Entries provided:
- - -

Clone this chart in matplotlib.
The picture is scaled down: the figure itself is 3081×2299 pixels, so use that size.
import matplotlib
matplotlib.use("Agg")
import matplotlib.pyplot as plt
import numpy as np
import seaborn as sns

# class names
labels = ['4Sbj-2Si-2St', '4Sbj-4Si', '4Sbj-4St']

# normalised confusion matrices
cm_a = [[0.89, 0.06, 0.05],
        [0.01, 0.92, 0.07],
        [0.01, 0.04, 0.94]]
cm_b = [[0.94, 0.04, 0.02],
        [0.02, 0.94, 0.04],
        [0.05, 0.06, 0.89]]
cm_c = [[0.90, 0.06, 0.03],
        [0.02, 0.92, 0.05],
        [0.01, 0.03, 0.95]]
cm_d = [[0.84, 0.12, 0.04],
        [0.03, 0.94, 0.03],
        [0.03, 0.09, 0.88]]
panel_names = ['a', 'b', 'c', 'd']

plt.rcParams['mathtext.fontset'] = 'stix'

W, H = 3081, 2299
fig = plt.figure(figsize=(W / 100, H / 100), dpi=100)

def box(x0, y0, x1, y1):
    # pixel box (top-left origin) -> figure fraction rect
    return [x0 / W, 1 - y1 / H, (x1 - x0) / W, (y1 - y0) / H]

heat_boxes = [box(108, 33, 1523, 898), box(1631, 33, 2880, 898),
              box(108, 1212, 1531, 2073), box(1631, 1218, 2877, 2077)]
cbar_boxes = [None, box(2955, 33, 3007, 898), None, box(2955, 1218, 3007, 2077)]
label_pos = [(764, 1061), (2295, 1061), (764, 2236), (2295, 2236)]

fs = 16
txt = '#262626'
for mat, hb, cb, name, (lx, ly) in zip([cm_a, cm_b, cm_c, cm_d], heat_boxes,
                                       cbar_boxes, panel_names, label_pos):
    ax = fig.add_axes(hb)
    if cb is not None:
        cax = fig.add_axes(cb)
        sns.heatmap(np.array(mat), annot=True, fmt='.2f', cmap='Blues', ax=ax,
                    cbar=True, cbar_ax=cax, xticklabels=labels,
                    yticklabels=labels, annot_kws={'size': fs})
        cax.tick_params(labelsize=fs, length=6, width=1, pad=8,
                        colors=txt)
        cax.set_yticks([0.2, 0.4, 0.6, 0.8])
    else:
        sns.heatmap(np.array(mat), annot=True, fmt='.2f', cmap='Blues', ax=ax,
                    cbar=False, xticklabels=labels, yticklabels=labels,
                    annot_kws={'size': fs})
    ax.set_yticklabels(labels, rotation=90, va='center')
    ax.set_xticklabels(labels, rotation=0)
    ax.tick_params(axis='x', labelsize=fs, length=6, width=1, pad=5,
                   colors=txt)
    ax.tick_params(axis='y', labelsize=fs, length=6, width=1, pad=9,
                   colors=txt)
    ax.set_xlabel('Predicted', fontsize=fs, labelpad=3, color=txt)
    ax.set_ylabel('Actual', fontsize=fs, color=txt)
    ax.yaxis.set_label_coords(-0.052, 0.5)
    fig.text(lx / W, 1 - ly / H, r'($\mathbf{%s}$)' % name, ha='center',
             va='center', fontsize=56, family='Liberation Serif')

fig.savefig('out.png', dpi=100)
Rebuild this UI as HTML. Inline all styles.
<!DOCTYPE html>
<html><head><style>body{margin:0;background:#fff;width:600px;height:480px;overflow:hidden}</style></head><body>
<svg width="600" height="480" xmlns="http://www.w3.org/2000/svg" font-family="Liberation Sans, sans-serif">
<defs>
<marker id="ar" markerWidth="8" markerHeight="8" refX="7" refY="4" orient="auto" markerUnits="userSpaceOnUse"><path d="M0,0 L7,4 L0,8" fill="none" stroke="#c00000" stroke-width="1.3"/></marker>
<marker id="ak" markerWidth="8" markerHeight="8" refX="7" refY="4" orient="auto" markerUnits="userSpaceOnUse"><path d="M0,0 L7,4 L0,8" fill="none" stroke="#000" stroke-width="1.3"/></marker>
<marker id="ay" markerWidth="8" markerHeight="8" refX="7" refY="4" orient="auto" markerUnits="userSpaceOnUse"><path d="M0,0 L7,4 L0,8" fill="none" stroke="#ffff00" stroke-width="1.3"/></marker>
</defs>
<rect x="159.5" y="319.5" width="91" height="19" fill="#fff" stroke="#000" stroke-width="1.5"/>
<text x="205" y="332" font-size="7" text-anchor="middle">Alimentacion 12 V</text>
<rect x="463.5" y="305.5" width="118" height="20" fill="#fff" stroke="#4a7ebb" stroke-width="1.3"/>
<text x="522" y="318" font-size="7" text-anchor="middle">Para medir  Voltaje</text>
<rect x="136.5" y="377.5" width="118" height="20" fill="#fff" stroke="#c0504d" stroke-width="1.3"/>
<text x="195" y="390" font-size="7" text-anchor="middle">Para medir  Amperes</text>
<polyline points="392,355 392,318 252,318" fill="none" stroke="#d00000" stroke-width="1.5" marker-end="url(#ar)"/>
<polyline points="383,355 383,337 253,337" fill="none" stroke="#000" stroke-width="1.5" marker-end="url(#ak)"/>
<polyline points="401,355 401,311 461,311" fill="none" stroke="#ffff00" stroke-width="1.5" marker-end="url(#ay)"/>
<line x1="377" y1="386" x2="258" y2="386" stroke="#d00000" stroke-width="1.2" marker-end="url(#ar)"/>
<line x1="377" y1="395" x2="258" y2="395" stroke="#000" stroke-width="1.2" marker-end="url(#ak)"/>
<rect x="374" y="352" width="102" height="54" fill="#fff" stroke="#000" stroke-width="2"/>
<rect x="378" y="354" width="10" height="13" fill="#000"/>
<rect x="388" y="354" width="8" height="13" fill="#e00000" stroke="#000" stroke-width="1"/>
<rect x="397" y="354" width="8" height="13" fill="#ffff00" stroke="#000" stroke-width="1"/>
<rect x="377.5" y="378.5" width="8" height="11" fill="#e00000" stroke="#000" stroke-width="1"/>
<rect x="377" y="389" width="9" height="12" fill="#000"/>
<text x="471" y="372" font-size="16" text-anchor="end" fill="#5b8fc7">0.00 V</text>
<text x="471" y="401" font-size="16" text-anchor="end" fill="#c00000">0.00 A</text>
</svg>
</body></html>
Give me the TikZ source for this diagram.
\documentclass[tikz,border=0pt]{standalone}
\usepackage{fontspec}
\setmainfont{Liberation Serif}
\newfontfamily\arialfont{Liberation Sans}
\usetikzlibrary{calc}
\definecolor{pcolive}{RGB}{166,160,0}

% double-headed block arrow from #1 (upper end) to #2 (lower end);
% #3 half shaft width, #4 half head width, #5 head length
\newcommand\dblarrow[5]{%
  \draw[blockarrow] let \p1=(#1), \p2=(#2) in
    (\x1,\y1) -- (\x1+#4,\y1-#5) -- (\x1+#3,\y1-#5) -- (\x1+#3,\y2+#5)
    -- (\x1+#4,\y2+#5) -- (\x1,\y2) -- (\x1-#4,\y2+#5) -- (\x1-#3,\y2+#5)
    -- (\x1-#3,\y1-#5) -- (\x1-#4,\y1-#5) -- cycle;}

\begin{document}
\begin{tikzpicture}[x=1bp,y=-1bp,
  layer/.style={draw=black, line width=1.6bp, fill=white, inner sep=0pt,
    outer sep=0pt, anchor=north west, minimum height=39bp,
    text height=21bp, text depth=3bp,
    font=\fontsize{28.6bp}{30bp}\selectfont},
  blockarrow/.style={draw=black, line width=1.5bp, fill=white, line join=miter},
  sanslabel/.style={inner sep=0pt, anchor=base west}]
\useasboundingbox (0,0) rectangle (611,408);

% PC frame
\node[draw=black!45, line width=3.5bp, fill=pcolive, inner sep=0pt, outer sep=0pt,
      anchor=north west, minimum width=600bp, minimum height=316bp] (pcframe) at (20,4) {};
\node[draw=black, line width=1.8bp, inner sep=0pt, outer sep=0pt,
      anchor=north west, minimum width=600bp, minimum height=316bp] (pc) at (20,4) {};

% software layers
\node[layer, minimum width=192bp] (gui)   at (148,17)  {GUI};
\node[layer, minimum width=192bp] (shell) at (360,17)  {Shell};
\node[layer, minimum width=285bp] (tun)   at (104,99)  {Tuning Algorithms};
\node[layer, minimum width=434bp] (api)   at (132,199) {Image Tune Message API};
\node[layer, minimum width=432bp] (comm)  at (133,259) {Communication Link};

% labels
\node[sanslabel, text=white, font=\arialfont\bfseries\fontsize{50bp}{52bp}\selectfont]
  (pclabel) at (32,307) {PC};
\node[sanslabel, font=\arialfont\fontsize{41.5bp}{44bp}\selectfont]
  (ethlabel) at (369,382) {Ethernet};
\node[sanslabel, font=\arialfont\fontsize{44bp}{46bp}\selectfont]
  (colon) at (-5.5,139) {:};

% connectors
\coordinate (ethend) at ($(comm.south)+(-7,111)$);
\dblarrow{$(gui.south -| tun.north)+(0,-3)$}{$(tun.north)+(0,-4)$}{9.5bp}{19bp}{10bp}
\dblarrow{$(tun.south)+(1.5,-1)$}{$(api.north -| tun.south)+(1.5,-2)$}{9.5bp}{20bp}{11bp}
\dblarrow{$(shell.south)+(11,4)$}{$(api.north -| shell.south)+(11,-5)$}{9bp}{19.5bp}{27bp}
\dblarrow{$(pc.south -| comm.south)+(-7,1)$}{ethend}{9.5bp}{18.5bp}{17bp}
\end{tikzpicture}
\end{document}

- - -

Your goal: Nothing outside the span should appear: copy exactly from the line with "Give me the TikZ source for this diagram." through the line with "-- (\x1-#3,\y1-#5) -- (\x1-#4,\y1-#5)".

Completed task:
Give me the TikZ source for this diagram.
\documentclass[tikz,border=0pt]{standalone}
\usepackage{fontspec}
\setmainfont{Liberation Serif}
\newfontfamily\arialfont{Liberation Sans}
\usetikzlibrary{calc}
\definecolor{pcolive}{RGB}{166,160,0}

% double-headed block arrow from #1 (upper end) to #2 (lower end);
% #3 half shaft width, #4 half head width, #5 head length
\newcommand\dblarrow[5]{%
  \draw[blockarrow] let \p1=(#1), \p2=(#2) in
    (\x1,\y1) -- (\x1+#4,\y1-#5) -- (\x1+#3,\y1-#5) -- (\x1+#3,\y2+#5)
    -- (\x1+#4,\y2+#5) -- (\x1,\y2) -- (\x1-#4,\y2+#5) -- (\x1-#3,\y2+#5)
    -- (\x1-#3,\y1-#5) -- (\x1-#4,\y1-#5) -- cycle;}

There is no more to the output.